Problem to work on ▸
Take each line containing "image" and report it exactly as written.

Provided material ▸
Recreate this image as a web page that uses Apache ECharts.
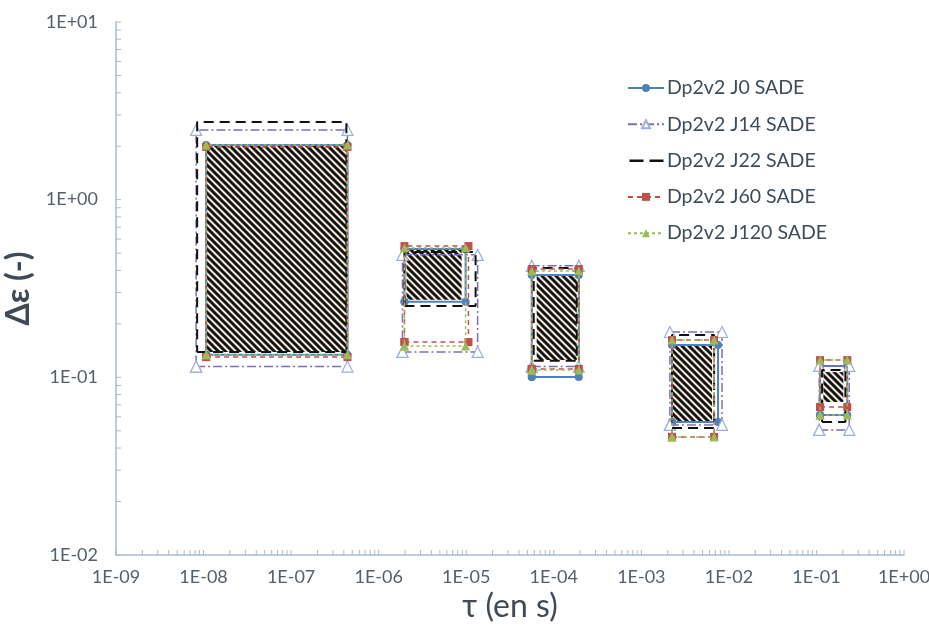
<!DOCTYPE html>
<html>
<head>
<meta charset="utf-8">
<script src="https://cdn.jsdelivr.net/npm/echarts@6/dist/echarts.min.js"></script>
<style>html,body{margin:0;padding:0;background:#fff}#c{width:929px;height:628px}</style>
</head>
<body>
<div id="c"></div>
<script>
// Series names (legend)
const seriesNames = ['Dp2v2 J0 SADE', 'Dp2v2 J14 SADE', 'Dp2v2 J22 SADE', 'Dp2v2 J60 SADE', 'Dp2v2 J120 SADE'];
// Each row: [tauMin, tauMax, epsMin, epsMax] for the 5 rectangles
const J0 = [
  [1.07e-8, 4.40e-7, 0.134, 2.03],
  [1.97e-6, 9.84e-6, 0.266, 0.528],
  [5.6e-5, 1.93e-4, 0.1005, 0.377],
  [2.24e-3, 7.52e-3, 0.056, 0.152],
  [0.110, 0.225, 0.0614, 0.116]
];
const J14 = [
  [8.22e-9, 4.40e-7, 0.115, 2.47],
  [1.87e-6, 1.35e-5, 0.139, 0.489],
  [5.6e-5, 1.93e-4, 0.115, 0.424],
  [2.12e-3, 8.35e-3, 0.054, 0.180],
  [0.1076, 0.237, 0.0506, 0.116]
];
const J22 = [
  [8.45e-9, 4.28e-7, 0.139, 2.74],
  [1.97e-6, 1.28e-5, 0.252, 0.508],
  [5.9e-5, 1.83e-4, 0.124, 0.413],
  [2.24e-3, 6.78e-3, 0.0519, 0.173],
  [0.116, 0.214, 0.0561, 0.110]
];
const J60 = [
  [1.07e-8, 4.40e-7, 0.130, 1.98],
  [1.97e-6, 1.06e-5, 0.158, 0.548],
  [5.6e-5, 1.93e-4, 0.1115, 0.407],
  [2.24e-3, 6.78e-3, 0.0462, 0.162],
  [0.110, 0.225, 0.068, 0.125]
];
const J120 = [
  [1.07e-8, 4.40e-7, 0.134, 2.03],
  [1.97e-6, 9.84e-6, 0.150, 0.535],
  [5.6e-5, 1.93e-4, 0.110, 0.397],
  [2.24e-3, 6.78e-3, 0.0462, 0.162],
  [0.110, 0.225, 0.0614, 0.125]
];
// Hatched common zones: [tauMin, tauMax, epsMin, epsMax]
const hatch = [
  [1.07e-8, 4.40e-7, 0.139, 2.03],
  [2.08e-6, 8.85e-6, 0.273, 0.521],
  [6.38e-5, 1.83e-4, 0.125, 0.372],
  [2.24e-3, 6.43e-3, 0.0553, 0.152],
  [0.120, 0.203, 0.0727, 0.107]
];
const xMin = 1e-9, xMax = 1, yMin = 0.01, yMax = 10;

function fmtE(v) {
  const e = Math.round(Math.log10(v));
  const s = e < 0 ? '-' : '+';
  const a = Math.abs(e);
  return '{t|1E' + s + (a < 10 ? '0' + a : a) + '}';
}
const labelRich = { t: { fontSize: 18, color: '#55606b', fontFamily: 'Lato, "Open Sans", sans-serif' } };

// hatch pattern
const T = 7;
const pc = document.createElement('canvas');
pc.width = T; pc.height = T;
const ctx = pc.getContext('2d');
ctx.fillStyle = '#f6e2d6';
ctx.fillRect(0, 0, T, T);
ctx.strokeStyle = '#0d1512';
ctx.lineWidth = 2.9;
ctx.lineCap = 'square';
[-T, 0, T].forEach(o => { ctx.beginPath(); ctx.moveTo(o - 1, -1); ctx.lineTo(o + T + 1, T + 1); ctx.stroke(); });
const pattern = { image: pc, repeat: 'repeat' };

// minor tick positions (axis decoration)
const xTicks = [], yTicks = [];
for (let k = -9; k < 0; k++) for (let m = 1; m <= 9; m++) xTicks.push([m * Math.pow(10, k), yMin]);
xTicks.push([1, yMin]);
for (let k = -2; k < 1; k++) for (let m = 1; m <= 9; m++) yTicks.push([xMin, m * Math.pow(10, k)]);
yTicks.push([xMin, 10]);

const styles = [
  { color: '#4f81bd', line: 'solid', width: 2, symbol: 'circle', size: 8, mcolor: '#4f81bd', border: '#4f81bd' },
  { color: '#7d6fb4', line: [9, 3, 2, 3], width: 1.5, symbol: 'triangle', size: 11, mcolor: '#ffffff', border: '#9bb0dc' },
  { color: '#111111', line: [10, 6], width: 2, symbol: 'none', size: 0, mcolor: '#111', border: '#111' },
  { color: '#c0504d', line: [5, 4], width: 1.5, symbol: 'rect', size: 8, mcolor: '#c0504d', border: '#c0504d' },
  { color: '#9bbb59', line: [3, 3], width: 1.5, symbol: 'triangle', size: 9, mcolor: '#9bbb59', border: '#9bbb59' }
];
const dataSets = [J0, J14, J22, J60, J120];

const series = [];
series.push({
  type: 'custom', name: 'hatch', z: 1, silent: true,
  data: hatch, encode: { x: [0, 1], y: [2, 3] },
  renderItem: function (params, api) {
    const p0 = api.coord([api.value(0), api.value(3)]);
    const p1 = api.coord([api.value(1), api.value(2)]);
    return { type: 'rect', shape: { x: p0[0], y: p0[1], width: p1[0] - p0[0], height: p1[1] - p0[1] }, style: { fill: pattern } };
  }
});
dataSets.forEach((ds, si) => {
  const st = styles[si];
  ds.forEach(r => {
    const pts = [[r[0], r[2]], [r[1], r[2]], [r[1], r[3]], [r[0], r[3]], [r[0], r[2]]];
    series.push({
      type: 'line', name: seriesNames[si], data: pts, z: 3 + si,
      symbol: st.symbol, symbolSize: st.size, showSymbol: st.symbol !== 'none',
      lineStyle: { color: st.color, width: st.width, type: st.line },
      itemStyle: { color: st.mcolor, borderColor: st.border, borderWidth: si === 1 ? 1.2 : 0 },
      emphasis: { disabled: true }
    });
  });
});
series.push({
  type: 'custom', name: 'xticks', silent: true, z: 2, data: xTicks,
  renderItem: function (params, api) {
    const p = api.coord([api.value(0), api.value(1)]);
    return { type: 'line', shape: { x1: p[0], y1: p[1], x2: p[0], y2: p[1] - 5 }, style: { stroke: '#a9bccd', lineWidth: 1 } };
  }
});
series.push({
  type: 'custom', name: 'yticks', silent: true, z: 2, data: yTicks,
  renderItem: function (params, api) {
    const p = api.coord([api.value(0), api.value(1)]);
    return { type: 'line', shape: { x1: p[0], y1: p[1], x2: p[0] + 5, y2: p[1] }, style: { stroke: '#a9bccd', lineWidth: 1 } };
  }
});

const legendData = seriesNames.map((n, i) => i === 2
  ? { name: n, icon: 'path://M0,0h0.01v10h-0.01z M1,4h14v2.4h-14z M21,4h14v2.4h-14z' }
  : { name: n });

const chart = echarts.init(document.getElementById('c'), null, { renderer: 'canvas' });
chart.setOption({
  animation: false,
  backgroundColor: '#ffffff',
  textStyle: { fontFamily: 'Lato, "Open Sans", sans-serif' },
  grid: { left: 116, right: 25, top: 22, bottom: 73, containLabel: false, outerBoundsMode: 'none' },
  legend: {
    data: legendData, orient: 'vertical', left: 622, top: 73,
    itemWidth: 36, itemHeight: 10, itemGap: 16.3,
    textStyle: { fontSize: 19.5, color: '#3f4b57', fontFamily: 'Lato, "Open Sans", sans-serif', padding: [0, 0, 0, -2] }
  },
  xAxis: {
    type: 'log', logBase: 10, min: xMin, max: xMax, interval: 1,
    name: 'τ (en s)', nameLocation: 'middle', nameGap: 30,
    nameTextStyle: { fontSize: 32, color: '#404a55' },
    axisLine: { lineStyle: { color: '#a9bccd', width: 1.5 } },
    axisTick: { show: false }, splitLine: { show: false }, minorTick: { show: false },
    axisLabel: { formatter: fmtE, rich: labelRich, fontSize: 18, margin: 13 }
  },
  yAxis: {
    type: 'log', logBase: 10, min: yMin, max: yMax, interval: 1,
    name: 'Δε (-)', nameLocation: 'middle', nameGap: 55,
    nameTextStyle: { fontSize: 32, fontWeight: 'bold', color: '#404a55' },
    axisLine: { lineStyle: { color: '#a9bccd', width: 1.5 } },
    axisTick: { show: false }, splitLine: { show: false }, minorTick: { show: false },
    axisLabel: { formatter: fmtE, rich: labelRich, fontSize: 18, margin: 18 }
  },
  series: series
});
</script>
</body>
</html>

Task answer ▸
Recreate this image as a web page that uses Apache ECharts.
const pattern = { image: pc, repeat: 'repeat' };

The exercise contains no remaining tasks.